(What is required)
Read the data and repeat it in full, exactly.

──────────────────────────────

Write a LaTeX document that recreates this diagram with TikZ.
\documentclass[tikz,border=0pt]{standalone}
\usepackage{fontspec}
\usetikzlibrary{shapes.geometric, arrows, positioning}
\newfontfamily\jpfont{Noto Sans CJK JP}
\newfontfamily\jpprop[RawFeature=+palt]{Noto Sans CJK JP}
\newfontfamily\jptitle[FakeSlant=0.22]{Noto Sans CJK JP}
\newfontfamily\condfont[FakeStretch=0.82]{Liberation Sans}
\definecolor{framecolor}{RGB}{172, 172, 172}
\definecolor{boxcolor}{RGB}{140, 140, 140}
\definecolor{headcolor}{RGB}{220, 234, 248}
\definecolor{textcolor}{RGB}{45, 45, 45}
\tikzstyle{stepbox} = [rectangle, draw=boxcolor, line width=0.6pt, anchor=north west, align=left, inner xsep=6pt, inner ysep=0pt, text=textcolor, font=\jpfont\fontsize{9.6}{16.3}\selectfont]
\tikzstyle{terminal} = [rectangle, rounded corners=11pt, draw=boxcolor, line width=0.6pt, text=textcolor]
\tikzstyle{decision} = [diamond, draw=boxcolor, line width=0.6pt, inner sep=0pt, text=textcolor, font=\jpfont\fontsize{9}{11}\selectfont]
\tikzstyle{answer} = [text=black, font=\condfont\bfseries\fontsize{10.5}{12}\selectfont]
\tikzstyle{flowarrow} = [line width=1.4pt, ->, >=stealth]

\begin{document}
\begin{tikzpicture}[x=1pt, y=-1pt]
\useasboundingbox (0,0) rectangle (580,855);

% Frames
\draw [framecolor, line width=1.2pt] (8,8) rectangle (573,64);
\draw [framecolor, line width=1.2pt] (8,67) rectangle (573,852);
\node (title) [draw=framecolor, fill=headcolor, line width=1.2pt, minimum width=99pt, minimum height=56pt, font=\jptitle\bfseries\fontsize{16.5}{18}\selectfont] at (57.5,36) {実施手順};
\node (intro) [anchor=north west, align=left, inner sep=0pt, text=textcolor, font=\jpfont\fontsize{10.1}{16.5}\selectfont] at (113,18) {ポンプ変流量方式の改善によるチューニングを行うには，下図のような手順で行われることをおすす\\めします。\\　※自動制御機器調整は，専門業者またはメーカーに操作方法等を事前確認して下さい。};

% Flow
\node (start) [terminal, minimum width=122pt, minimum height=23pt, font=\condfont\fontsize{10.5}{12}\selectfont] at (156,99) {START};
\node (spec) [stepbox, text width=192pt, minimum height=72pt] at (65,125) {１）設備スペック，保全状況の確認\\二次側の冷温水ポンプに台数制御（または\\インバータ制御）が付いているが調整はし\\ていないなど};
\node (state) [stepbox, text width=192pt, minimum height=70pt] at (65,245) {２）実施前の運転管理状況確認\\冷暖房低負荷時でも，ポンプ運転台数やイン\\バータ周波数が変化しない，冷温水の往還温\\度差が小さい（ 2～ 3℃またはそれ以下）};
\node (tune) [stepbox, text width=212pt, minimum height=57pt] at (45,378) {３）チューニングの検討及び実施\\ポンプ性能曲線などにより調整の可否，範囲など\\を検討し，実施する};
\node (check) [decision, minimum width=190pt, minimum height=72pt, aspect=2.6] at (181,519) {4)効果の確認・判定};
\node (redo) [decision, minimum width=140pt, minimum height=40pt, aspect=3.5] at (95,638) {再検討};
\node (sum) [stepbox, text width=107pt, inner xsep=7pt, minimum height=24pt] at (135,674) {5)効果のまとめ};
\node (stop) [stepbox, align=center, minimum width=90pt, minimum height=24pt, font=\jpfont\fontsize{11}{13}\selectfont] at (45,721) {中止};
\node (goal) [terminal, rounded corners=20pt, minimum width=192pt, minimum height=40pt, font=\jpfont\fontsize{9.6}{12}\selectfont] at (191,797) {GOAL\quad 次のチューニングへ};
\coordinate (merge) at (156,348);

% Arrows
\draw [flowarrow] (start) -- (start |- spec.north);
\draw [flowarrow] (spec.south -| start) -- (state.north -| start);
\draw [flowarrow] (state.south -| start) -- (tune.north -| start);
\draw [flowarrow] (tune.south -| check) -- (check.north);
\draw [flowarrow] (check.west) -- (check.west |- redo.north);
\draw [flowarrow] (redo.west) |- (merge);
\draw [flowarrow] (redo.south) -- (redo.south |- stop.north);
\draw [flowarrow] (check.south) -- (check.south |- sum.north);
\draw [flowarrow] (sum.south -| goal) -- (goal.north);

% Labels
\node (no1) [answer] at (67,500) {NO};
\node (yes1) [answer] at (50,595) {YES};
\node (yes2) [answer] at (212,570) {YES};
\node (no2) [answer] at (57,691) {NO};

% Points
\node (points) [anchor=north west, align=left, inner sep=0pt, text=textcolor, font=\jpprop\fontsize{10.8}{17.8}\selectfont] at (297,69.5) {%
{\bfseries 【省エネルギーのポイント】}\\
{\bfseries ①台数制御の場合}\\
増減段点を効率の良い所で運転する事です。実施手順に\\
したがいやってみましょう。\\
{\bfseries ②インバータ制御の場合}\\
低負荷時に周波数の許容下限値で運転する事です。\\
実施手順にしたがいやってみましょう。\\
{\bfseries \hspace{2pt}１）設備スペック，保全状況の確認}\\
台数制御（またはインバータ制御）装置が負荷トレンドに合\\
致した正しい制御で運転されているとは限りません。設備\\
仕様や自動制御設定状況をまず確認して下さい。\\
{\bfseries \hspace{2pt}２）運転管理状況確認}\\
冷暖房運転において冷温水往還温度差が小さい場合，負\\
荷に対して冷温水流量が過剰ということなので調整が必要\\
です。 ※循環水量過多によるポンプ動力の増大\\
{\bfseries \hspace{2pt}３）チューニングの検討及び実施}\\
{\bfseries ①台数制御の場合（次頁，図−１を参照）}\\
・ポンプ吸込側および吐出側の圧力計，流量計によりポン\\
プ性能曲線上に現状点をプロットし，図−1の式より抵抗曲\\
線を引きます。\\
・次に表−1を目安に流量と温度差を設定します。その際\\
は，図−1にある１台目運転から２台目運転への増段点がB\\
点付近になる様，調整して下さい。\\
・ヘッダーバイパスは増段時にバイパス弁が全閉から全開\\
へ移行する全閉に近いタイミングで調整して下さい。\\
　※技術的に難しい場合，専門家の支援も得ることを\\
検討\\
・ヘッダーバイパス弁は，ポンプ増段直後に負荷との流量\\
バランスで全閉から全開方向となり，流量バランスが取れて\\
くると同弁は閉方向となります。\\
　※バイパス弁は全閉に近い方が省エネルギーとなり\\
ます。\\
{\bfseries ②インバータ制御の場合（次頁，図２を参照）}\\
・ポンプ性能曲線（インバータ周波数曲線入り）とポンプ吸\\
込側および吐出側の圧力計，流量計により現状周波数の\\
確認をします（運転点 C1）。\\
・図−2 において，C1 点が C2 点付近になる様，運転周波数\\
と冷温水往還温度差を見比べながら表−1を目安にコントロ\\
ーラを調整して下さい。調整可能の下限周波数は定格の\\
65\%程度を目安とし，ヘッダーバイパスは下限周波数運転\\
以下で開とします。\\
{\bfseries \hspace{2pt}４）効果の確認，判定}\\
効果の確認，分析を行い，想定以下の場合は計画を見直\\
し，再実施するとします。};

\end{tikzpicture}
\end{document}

──────────────────────────────

(Expected output)
Write a LaTeX document that recreates this diagram with TikZ.
\documentclass[tikz,border=0pt]{standalone}
\usepackage{fontspec}
\usetikzlibrary{shapes.geometric, arrows, positioning}
\newfontfamily\jpfont{Noto Sans CJK JP}
\newfontfamily\jpprop[RawFeature=+palt]{Noto Sans CJK JP}
\newfontfamily\jptitle[FakeSlant=0.22]{Noto Sans CJK JP}
\newfontfamily\condfont[FakeStretch=0.82]{Liberation Sans}
\definecolor{framecolor}{RGB}{172, 172, 172}
\definecolor{boxcolor}{RGB}{140, 140, 140}
\definecolor{headcolor}{RGB}{220, 234, 248}
\definecolor{textcolor}{RGB}{45, 45, 45}
\tikzstyle{stepbox} = [rectangle, draw=boxcolor, line width=0.6pt, anchor=north west, align=left, inner xsep=6pt, inner ysep=0pt, text=textcolor, font=\jpfont\fontsize{9.6}{16.3}\selectfont]
\tikzstyle{terminal} = [rectangle, rounded corners=11pt, draw=boxcolor, line width=0.6pt, text=textcolor]
\tikzstyle{decision} = [diamond, draw=boxcolor, line width=0.6pt, inner sep=0pt, text=textcolor, font=\jpfont\fontsize{9}{11}\selectfont]
\tikzstyle{answer} = [text=black, font=\condfont\bfseries\fontsize{10.5}{12}\selectfont]
\tikzstyle{flowarrow} = [line width=1.4pt, ->, >=stealth]

\begin{document}
\begin{tikzpicture}[x=1pt, y=-1pt]
\useasboundingbox (0,0) rectangle (580,855);

% Frames
\draw [framecolor, line width=1.2pt] (8,8) rectangle (573,64);
\draw [framecolor, line width=1.2pt] (8,67) rectangle (573,852);
\node (title) [draw=framecolor, fill=headcolor, line width=1.2pt, minimum width=99pt, minimum height=56pt, font=\jptitle\bfseries\fontsize{16.5}{18}\selectfont] at (57.5,36) {実施手順};
\node (intro) [anchor=north west, align=left, inner sep=0pt, text=textcolor, font=\jpfont\fontsize{10.1}{16.5}\selectfont] at (113,18) {ポンプ変流量方式の改善によるチューニングを行うには，下図のような手順で行われることをおすす\\めします。\\　※自動制御機器調整は，専門業者またはメーカーに操作方法等を事前確認して下さい。};

% Flow
\node (start) [terminal, minimum width=122pt, minimum height=23pt, font=\condfont\fontsize{10.5}{12}\selectfont] at (156,99) {START};
\node (spec) [stepbox, text width=192pt, minimum height=72pt] at (65,125) {１）設備スペック，保全状況の確認\\二次側の冷温水ポンプに台数制御（または\\インバータ制御）が付いているが調整はし\\ていないなど};
\node (state) [stepbox, text width=192pt, minimum height=70pt] at (65,245) {２）実施前の運転管理状況確認\\冷暖房低負荷時でも，ポンプ運転台数やイン\\バータ周波数が変化しない，冷温水の往還温\\度差が小さい（ 2～ 3℃またはそれ以下）};
\node (tune) [stepbox, text width=212pt, minimum height=57pt] at (45,378) {３）チューニングの検討及び実施\\ポンプ性能曲線などにより調整の可否，範囲など\\を検討し，実施する};
\node (check) [decision, minimum width=190pt, minimum height=72pt, aspect=2.6] at (181,519) {4)効果の確認・判定};
\node (redo) [decision, minimum width=140pt, minimum height=40pt, aspect=3.5] at (95,638) {再検討};
\node (sum) [stepbox, text width=107pt, inner xsep=7pt, minimum height=24pt] at (135,674) {5)効果のまとめ};
\node (stop) [stepbox, align=center, minimum width=90pt, minimum height=24pt, font=\jpfont\fontsize{11}{13}\selectfont] at (45,721) {中止};
\node (goal) [terminal, rounded corners=20pt, minimum width=192pt, minimum height=40pt, font=\jpfont\fontsize{9.6}{12}\selectfont] at (191,797) {GOAL\quad 次のチューニングへ};
\coordinate (merge) at (156,348);

% Arrows
\draw [flowarrow] (start) -- (start |- spec.north);
\draw [flowarrow] (spec.south -| start) -- (state.north -| start);
\draw [flowarrow] (state.south -| start) -- (tune.north -| start);
\draw [flowarrow] (tune.south -| check) -- (check.north);
\draw [flowarrow] (check.west) -- (check.west |- redo.north);
\draw [flowarrow] (redo.west) |- (merge);
\draw [flowarrow] (redo.south) -- (redo.south |- stop.north);
\draw [flowarrow] (check.south) -- (check.south |- sum.north);
\draw [flowarrow] (sum.south -| goal) -- (goal.north);

% Labels
\node (no1) [answer] at (67,500) {NO};
\node (yes1) [answer] at (50,595) {YES};
\node (yes2) [answer] at (212,570) {YES};
\node (no2) [answer] at (57,691) {NO};

% Points
\node (points) [anchor=north west, align=left, inner sep=0pt, text=textcolor, font=\jpprop\fontsize{10.8}{17.8}\selectfont] at (297,69.5) {%
{\bfseries 【省エネルギーのポイント】}\\
{\bfseries ①台数制御の場合}\\
増減段点を効率の良い所で運転する事です。実施手順に\\
したがいやってみましょう。\\
{\bfseries ②インバータ制御の場合}\\
低負荷時に周波数の許容下限値で運転する事です。\\
実施手順にしたがいやってみましょう。\\
{\bfseries \hspace{2pt}１）設備スペック，保全状況の確認}\\
台数制御（またはインバータ制御）装置が負荷トレンドに合\\
致した正しい制御で運転されているとは限りません。設備\\
仕様や自動制御設定状況をまず確認して下さい。\\
{\bfseries \hspace{2pt}２）運転管理状況確認}\\
冷暖房運転において冷温水往還温度差が小さい場合，負\\
荷に対して冷温水流量が過剰ということなので調整が必要\\
です。 ※循環水量過多によるポンプ動力の増大\\
{\bfseries \hspace{2pt}３）チューニングの検討及び実施}\\
{\bfseries ①台数制御の場合（次頁，図−１を参照）}\\
・ポンプ吸込側および吐出側の圧力計，流量計によりポン\\
プ性能曲線上に現状点をプロットし，図−1の式より抵抗曲\\
線を引きます。\\
・次に表−1を目安に流量と温度差を設定します。その際\\
は，図−1にある１台目運転から２台目運転への増段点がB\\
点付近になる様，調整して下さい。\\
・ヘッダーバイパスは増段時にバイパス弁が全閉から全開\\
へ移行する全閉に近いタイミングで調整して下さい。\\
　※技術的に難しい場合，専門家の支援も得ることを\\
検討\\
・ヘッダーバイパス弁は，ポンプ増段直後に負荷との流量\\
バランスで全閉から全開方向となり，流量バランスが取れて\\
くると同弁は閉方向となります。\\
　※バイパス弁は全閉に近い方が省エネルギーとなり\\
ます。\\
{\bfseries ②インバータ制御の場合（次頁，図２を参照）}\\
・ポンプ性能曲線（インバータ周波数曲線入り）とポンプ吸\\
込側および吐出側の圧力計，流量計により現状周波数の\\
確認をします（運転点 C1）。\\
・図−2 において，C1 点が C2 点付近になる様，運転周波数\\
と冷温水往還温度差を見比べながら表−1を目安にコントロ\\
ーラを調整して下さい。調整可能の下限周波数は定格の\\
65\%程度を目安とし，ヘッダーバイパスは下限周波数運転\\
以下で開とします。\\
{\bfseries \hspace{2pt}４）効果の確認，判定}\\
効果の確認，分析を行い，想定以下の場合は計画を見直\\
し，再実施するとします。};

\end{tikzpicture}
\end{document}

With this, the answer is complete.